On corrige un bras et on voit que le pied bouge ! Ok, d’accord. On termine ça et on sait qu’après on ira voir ce pied. On corrige le pied… et on constate que le diaphragme bloque… On va voir qu’est-ce qu’il se passe. ON SUIT. Au fur et à mesure.

Ce « Au fur et à mesure » est une notion centrale dans notre travail, il ne faut pas l’oublier. Et il faut pouvoir le défendre. Dans un contexte où on nous demande de plus en plus de justifier de ce qu’on va faire par avance ; de dire : je vais faire ceci, ceci, cela…  

On peut avoir une idée de ce qu’on a envie de questionner dans un corps. De par là où on a envie de passer. Mais il faudra toujours vérifier dans le travail si c’est probant ou non. On a souvent des idées qui nous semblent bonnes et qui ne portent pas de fruits… Dans ce cas on tâtonne, on continue d’explorer, on cherche “une voie d’abord“.

Il FAUT se souvenir que l’essentiel on le sait QUAND ÇA LACHE. Où est-ce que ça bloquait ? Et bien on le saura quand ça aura lâché. On se dira : ah, c’était ça ! C’était donc ça. Ou c’était encore ça ! Ça surprend presque toujours, mais c’est rarement insignifiant.  Et c’est rarement une seule chose. Souvent les problématiques que l’on a à soigner sont complexes. Quand un problème est simple, on le contourne, on ne va pas chez le kiné…

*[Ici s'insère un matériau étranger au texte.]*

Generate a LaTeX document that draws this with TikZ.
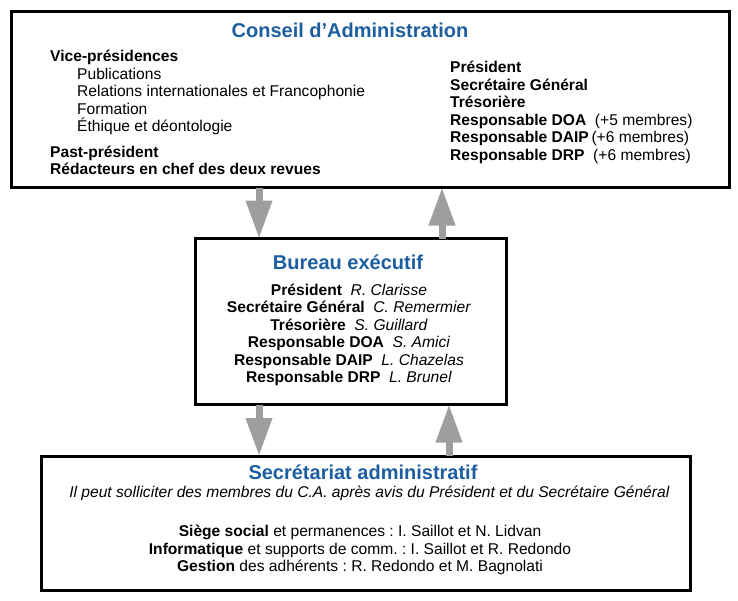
\documentclass[tikz,border=0pt]{standalone}
\usepackage{fontspec}
\setmainfont{Liberation Sans}
\usetikzlibrary{arrows.meta}
\definecolor{titleblue}{RGB}{28,94,160}
\definecolor{arrowgrey}{RGB}{158,158,158}
\frenchspacing

\begin{document}
\begin{tikzpicture}[x=1pt,y=-1pt]
	\tikzset{orgbox/.style={draw,line width=3pt,outer sep=0pt,inner sep=0pt,anchor=north west},
		boxtitle/.style={font=\fontsize{20}{24}\selectfont\bfseries,text=titleblue,inner sep=0pt},
		boxtext/.style={font=\fontsize{15.6}{17.5}\selectfont,inner sep=0pt},
		flowarrow/.style={draw=arrowgrey,line width=7pt,-{Triangle[length=38pt,width=25pt]}}};
	\useasboundingbox (0,0) rectangle (738,600);
	% the three boxes
	\node[orgbox,minimum width=718pt,minimum height=176pt] (ca) at (11.5,11.5) {};
	\node[orgbox,minimum width=311pt,minimum height=166pt] (be) at (195,238.5) {};
	\node[orgbox,minimum width=649pt,minimum height=134pt] (sa) at (41.5,456) {};
	% Conseil
	\node[boxtitle] (catitle) at (350,30) {Conseil d’Administration};
	\node[boxtext,align=left,anchor=north west] (caleft) at (50,50) {\textbf{Vice-présidences}\\
		\hspace*{27pt}Publications\\
		\hspace*{27pt}Relations internationales et Francophonie\\
		\hspace*{27pt}Formation\\
		\hspace*{27pt}Éthique et déontologie\\[8pt]
		\textbf{Past-président}\\
		\textbf{Rédacteurs en chef des deux revues}};
	\node[boxtext,align=left,anchor=north west] (caright) at (450,61) {\textbf{Président}\\
		\textbf{Secrétaire Général}\\
		\textbf{Trésorière}\\
		\textbf{Responsable DOA}\ \ (+5 membres)\\
		\textbf{Responsable DAIP}\,(+6 membres)\\
		\textbf{Responsable DRP}\ \ (+6 membres)};
	% Bureau
	\node[boxtitle] (betitle) at (348,262) {Bureau exécutif};
	\node[boxtext,align=center,anchor=north] (bemembers) at (349,283.5) {\textbf{Président}\ \ \textit{R. Clarisse}\\
		\textbf{Secrétaire Général}\ \ \textit{C. Remermier}\\
		\textbf{Trésorière}\ \ \textit{S. Guillard}\\
		\textbf{Responsable DOA}\ \ \textit{S. Amici}\\
		\textbf{Responsable DAIP}\ \ \textit{L. Chazelas}\\
		\textbf{Responsable DRP}\ \ \textit{L. Brunel}};
	% Secretariat
	\node[boxtitle] (satitle) at (363,472) {Secrétariat administratif};
	\node[boxtext,anchor=north] (sanote) at (369.5,486) {\textit{Il peut solliciter des membres du C.A. après avis du Président et du Secrétaire Général}};
	\node[boxtext,align=center,anchor=north] (sastaff) at (360,525) {\textbf{Siège social} et permanences : I. Saillot et N. Lidvan\\
		\textbf{Informatique} et supports de comm. : I. Saillot et R. Redondo\\
		\textbf{Gestion} des adhérents : R. Redondo et M. Bagnolati};
	% arrows
	\draw[flowarrow] (ca.south -| 259,0) -- (be.north -| 259,0);
	\draw[flowarrow] (be.north -| 442,0) -- (ca.south -| 442,0);
	\draw[flowarrow] (be.south -| 259,0) -- (sa.north -| 259,0);
	\draw[flowarrow] (sa.north -| 449,0) -- (be.south -| 449,0);
\end{tikzpicture}
\end{document}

Donc c’était ça, oui mais il y a encore autre chose. Et dans chaque chose il y a une histoire. Et cette histoire a une logique propre à la personne. On n’a pas besoin de la connaître d’avance. C’est l’histoire de : Là il y a eu un traumatisme, là il y a une douleur, là il y a eu un blocage… C’est l’histoire du corps, et l’histoire du corps, c’est aussi l’histoire du vécu du corps. Du vécu de la personne, du contexte dans lequel à été vécu ceci ou cela. Ce n’est pas le corps dans l’absolu. C’est le corps de cette personne. Là. Avec laquelle on est en train de travailler.

 

 

Pour terminer je résumerais en disant que La normalisation de la morphologie n’est, à de rares exceptions près, pas une fin en soi. Travailler la forme est un moyen d’aborder d’une façon relativement simple la complexité du corps et de collaborer avec lui pour débusquer et soigner ce qui le limite de façon cachée.

 

Merci aux organisateurs de m’avoir donné ce moment et cette liberté de parole.